The encoding of the file doesn’t matter when using escape sequences. The encoding of the result is determined by the parser, and for Zig it’ll be UTF-8.

mnemnion · October 10, 2024, 10:11pm

You can see what’s going on on Unicode plus, it’s a search engine I find very helpful when dealing with Unicode (as I do quite often).

The UTF-8 encoding of Α is 0xce 0x91. If you write the Zig string "\xce\x91" you’ll get Α, or you can write it "Α", or \u{391}, or \u{0391} if you would like (note the curly braces, that’s important).

const expectEqualStrings = std.testing.expectEqualStrings;
test "ways to write Α" {
    try expectEqualStrings("Α", "\xce\x91");
    try expectEqualStrings("\u{391}", "\xce\x91");
}

In JSON, you can just add Α directly to your string, because like Zig source code, it’s natively UTF-8 encoded. If you want to use an escape, it does have to be "\u0391", unlike Zig strings, JSON strings do not allow arbitrary byte sequences.

If you want to encoding-escape an emoji, or any other sequence not found in the Basic Multilingual Plane, you have to use surrogate pairs, like a savage. It’s Microsoft’s fault. In Zig you just write the codepoint in hexadecimal, which is why the curly braces are used, so you can write Α0 as "\u{391}0" and you won’t get 㤐.

Welcome to Ziggit! Hope this helps.

jimangel2001 · October 10, 2024, 10:24pm

Thank you a lot for the very detailed explanation.

Because the data I am given, is encoded in the format shown above, I guess I have to find a way to parse it on my own and somehow convert it to utf-8.

mnemnion · October 10, 2024, 10:33pm

Yeah that’s never fun.
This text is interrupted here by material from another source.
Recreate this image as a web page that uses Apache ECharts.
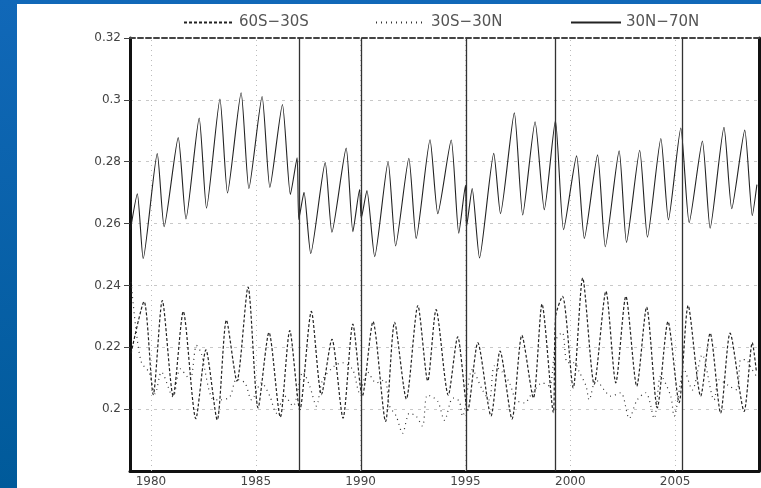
<!DOCTYPE html>
<html>
<head>
<meta charset="utf-8">
<script src="https://cdn.jsdelivr.net/npm/echarts@6/dist/echarts.min.js"></script>
<style>
  html, body { margin: 0; padding: 0; }
  body { width: 761px; height: 488px; background: linear-gradient(#1168b8, #005a9a); position: relative; overflow: hidden; }
  #chart { position: absolute; left: 17px; top: 4px; width: 744px; height: 484px; background: #fff; }
</style>
</head>
<body>
<div id="chart"></div>
<script>
// 60S-30S (dashed)
const southX = [1979.05, 1979.67, 1980.11, 1980.54, 1981.06, 1981.54, 1982.14, 1982.62, 1983.16, 1983.6,
  1984.1, 1984.63, 1985.11, 1985.63, 1986.17, 1986.62, 1987.1, 1987.65, 1988.13, 1988.63,
  1989.16, 1989.63, 1990.08, 1990.59, 1991.19, 1991.62, 1992.18, 1992.73, 1993.2, 1993.6,
  1994.18, 1994.63, 1995.11, 1995.59, 1996.22, 1996.65, 1997.22, 1997.69, 1998.24, 1998.65,
  1999.19, 1999.3, 1999.63, 2000.14, 2000.59, 2001.14, 2001.7, 2002.17, 2002.65, 2003.17,
  2003.64, 2004.15, 2004.66, 2005.19, 2005.62, 2006.22, 2006.67, 2007.17, 2007.62, 2008.29,
  2008.68, 2008.88];
const southY = [0.218, 0.2348, 0.2047, 0.2351, 0.2042, 0.2316, 0.1969, 0.2192, 0.1965, 0.2288,
  0.2091, 0.2395, 0.2004, 0.2248, 0.1974, 0.2254, 0.1998, 0.2316, 0.2047, 0.2226,
  0.1971, 0.2275, 0.2042, 0.2283, 0.196, 0.2281, 0.2033, 0.2335, 0.2091, 0.2322,
  0.2045, 0.2234, 0.1996, 0.2215, 0.1978, 0.2188, 0.1968, 0.2239, 0.2036, 0.234,
  0.1989, 0.23, 0.2365, 0.2069, 0.2424, 0.208, 0.2381, 0.2085, 0.2365, 0.2074,
  0.233, 0.2004, 0.2283, 0.2021, 0.2335, 0.2042, 0.2246, 0.1987, 0.2246, 0.1993,
  0.2215, 0.2118];

// 30S-30N (dotted)
const tropX = [1979.05, 1979.3, 1979.55, 1979.9, 1980.2, 1980.5, 1981.05, 1981.4, 1981.86, 1982.17,
  1982.4, 1982.9, 1983.3, 1983.76, 1984.08, 1984.48, 1984.8, 1985.27, 1985.67, 1985.98,
  1986.38, 1986.77, 1987.25, 1987.57, 1987.89, 1988.19, 1988.76, 1989.14, 1989.62, 1989.95,
  1990.33, 1990.74, 1991.14, 1991.38, 1991.7, 1992.0, 1992.33, 1992.65, 1992.95, 1993.19,
  1993.67, 1994.0, 1994.4, 1994.7, 1994.86, 1995.33, 1995.81, 1996.14, 1996.38, 1996.76,
  1997.1, 1997.41, 1997.81, 1998.19, 1998.67, 1999.0, 1999.32, 1999.62, 1999.86, 2000.19,
  2000.43, 2000.75, 2000.9, 2001.22, 2001.62, 2001.94, 2002.41, 2002.81, 2003.19, 2003.6,
  2004.0, 2004.32, 2004.79, 2004.95, 2005.43, 2005.82, 2006.29, 2006.86, 2007.1, 2007.57,
  2007.95, 2008.13, 2008.37, 2008.67, 2008.86];
const tropY = [0.241, 0.225, 0.215, 0.212, 0.205, 0.212, 0.204, 0.213, 0.2096, 0.2206,
  0.218, 0.2036, 0.203, 0.204, 0.2096, 0.2085, 0.203, 0.2085, 0.2042, 0.1987,
  0.2042, 0.201, 0.212, 0.2075, 0.201, 0.2095, 0.214, 0.215, 0.2128, 0.2053,
  0.212, 0.2085, 0.2095, 0.201, 0.1977, 0.1922, 0.1987, 0.1977, 0.1945, 0.2046,
  0.2026, 0.1964, 0.2036, 0.2026, 0.1977, 0.2128, 0.2062, 0.203, 0.214, 0.212,
  0.2085, 0.203, 0.202, 0.2053, 0.2085, 0.2075, 0.2225, 0.2248, 0.215, 0.215,
  0.212, 0.2075, 0.203, 0.2095, 0.2062, 0.2042, 0.2053, 0.197, 0.203, 0.2053,
  0.197, 0.2108, 0.2042, 0.1977, 0.2128, 0.2062, 0.2176, 0.203, 0.2095, 0.2075,
  0.2062, 0.216, 0.216, 0.2128, 0.2108];

// 30N-70N (solid)
const northX = [1979.02, 1979.35, 1979.63, 1980.3, 1980.63, 1981.3, 1981.67, 1982.3, 1982.65, 1983.29,
  1983.65, 1984.3, 1984.67, 1985.3, 1985.67, 1986.27, 1986.65, 1986.97, 1987.05, 1987.3,
  1987.62, 1988.31, 1988.63, 1989.31, 1989.63, 1989.95, 1990.03, 1990.3, 1990.67, 1991.31,
  1991.67, 1992.3, 1992.65, 1993.31, 1993.68, 1994.32, 1994.68, 1995.0, 1995.05, 1995.32,
  1995.67, 1996.35, 1996.67, 1997.33, 1997.73, 1998.32, 1998.76, 1999.29, 1999.68, 2000.3,
  2000.67, 2001.3, 2001.67, 2002.33, 2002.68, 2003.31, 2003.68, 2004.32, 2004.68, 2005.27,
  2005.67, 2006.3, 2006.67, 2007.33, 2007.7, 2008.32, 2008.68, 2008.9];
const northY = [0.258, 0.2696, 0.2487, 0.2826, 0.259, 0.2878, 0.2615, 0.2941, 0.265, 0.3003,
  0.2699, 0.3023, 0.2713, 0.3011, 0.2717, 0.2985, 0.2694, 0.2813, 0.2613, 0.2701,
  0.2503, 0.2797, 0.2572, 0.2844, 0.2574, 0.271, 0.2617, 0.2707, 0.2493, 0.28,
  0.2528, 0.2811, 0.2552, 0.2871, 0.2632, 0.287, 0.2569, 0.2724, 0.259, 0.2713,
  0.2489, 0.2827, 0.2632, 0.2958, 0.2628, 0.2929, 0.2645, 0.2933, 0.258, 0.2819,
  0.2552, 0.2822, 0.2525, 0.2835, 0.2539, 0.2837, 0.2556, 0.2875, 0.2612, 0.2909,
  0.2603, 0.2867, 0.2585, 0.2911, 0.2648, 0.2902, 0.2626, 0.2726];

const yearTicks = [1980, 1985, 1990, 1995, 2000, 2005];
const valueTicks = [0.2, 0.22, 0.24, 0.26, 0.28, 0.3, 0.32];
const breakYears = [1987.05, 1990.02, 1995.05, 1999.3, 2005.35];

const zip = (xs, ys) => xs.map((x, i) => [x, ys[i]]);
const font = "'DejaVu Sans', sans-serif";

const chart = echarts.init(document.getElementById("chart"));

// legend: line sample only, no marker dot
const legendBase = {
  top: 6,
  itemWidth: 50,
  itemHeight: 10,
  itemStyle: { color: "transparent", borderColor: "transparent", borderWidth: 0 },
  textStyle: { color: "#555", fontSize: 15, fontFamily: font },
};

chart.setOption({
  animation: false,
  grid: { left: 113, right: 2, top: 34, bottom: 17 },
  legend: [
    { ...legendBase, data: ["60S−30S"], left: 161 },
    { ...legendBase, data: ["30S−30N"], left: 353 },
    { ...legendBase, data: ["30N−70N"], left: 548 },
  ],
  xAxis: [
    {
      type: "value",
      min: 1979,
      max: 2009,
      axisLine: { lineStyle: { color: "#111", width: 3 } },
      axisTick: { show: false },
      axisLabel: {
        customValues: yearTicks,
        color: "#444",
        fontSize: 12,
        fontFamily: font,
        margin: 5,
        formatter: (v) => String(v),
      },
      splitLine: { show: false },
    },
    {
      type: "value",
      position: "top",
      min: 1979,
      max: 2009,
      axisLine: { lineStyle: { color: "#444", width: 2, type: [5, 3] } },
      axisTick: { show: false },
      axisLabel: { show: false },
      splitLine: { show: false },
    },
  ],
  yAxis: [
    {
      type: "value",
      min: 0.18,
      max: 0.32,
      interval: 0.02,
      axisLine: { show: true, lineStyle: { color: "#111", width: 3 } },
      axisTick: { show: true, length: 6, customValues: valueTicks, lineStyle: { color: "#444" } },
      axisLabel: {
        customValues: valueTicks,
        color: "#444",
        fontSize: 12,
        fontFamily: font,
        margin: 9,
        formatter: (v) => String(+v.toFixed(2)),
      },
      splitLine: { lineStyle: { color: "#c8c8c8", type: [3, 5] } },
    },
    {
      type: "value",
      position: "right",
      min: 0.18,
      max: 0.32,
      interval: 0.02,
      axisLine: { show: true, lineStyle: { color: "#111", width: 3 } },
      axisTick: { show: false },
      axisLabel: { show: false },
      splitLine: { show: false },
    },
  ],
  series: [
    {
      name: "60S−30S",
      type: "line",
      data: zip(southX, southY),
      symbol: "none",
      smooth: 0.25,
      lineStyle: { color: "#222", width: 1.2, type: [3, 2] },
      itemStyle: { color: "#222" },
      z: 3,
      markLine: {
        silent: true,
        symbol: "none",
        label: { show: false },
        lineStyle: { color: "#bbb", type: [1, 4], width: 1 },
        data: yearTicks.map((y) => ({ xAxis: y })),
        z: 1,
      },
    },
    {
      name: "30S−30N",
      type: "line",
      data: zip(tropX, tropY),
      symbol: "none",
      smooth: 0.3,
      lineStyle: { color: "#333", width: 1.2, type: [1, 4] },
      itemStyle: { color: "#333" },
      z: 3,
    },
    {
      name: "30N−70N",
      type: "line",
      data: zip(northX, northY),
      symbol: "none",
      smooth: 0.2,
      lineStyle: { color: "#222", width: 1.1 },
      itemStyle: { color: "#222" },
      z: 3,
      markLine: {
        silent: true,
        symbol: "none",
        label: { show: false },
        lineStyle: { color: "#333", type: "solid", width: 1.3 },
        data: breakYears.map((y) => ({ xAxis: y })),
      },
    },
  ],
});
</script>
</body>
</html>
If there’s any way for you to fix the bug in upstream, I encourage you to do that.

The problem you face is undecidable. There is a valid interpretation of "\u00CE\u0091", it’s Î followed by C1 control code. Those are both perfectly legal Unicode scalar values, so you’ll have to use heuristics to figure out what the string is supposed to be.

If you luck out and it’s pure mangled UTF-8, then you can strip the leading zeros and use std.fmt.parseInt to turn the two load-bearing hex digits into a byte, and write that to the string.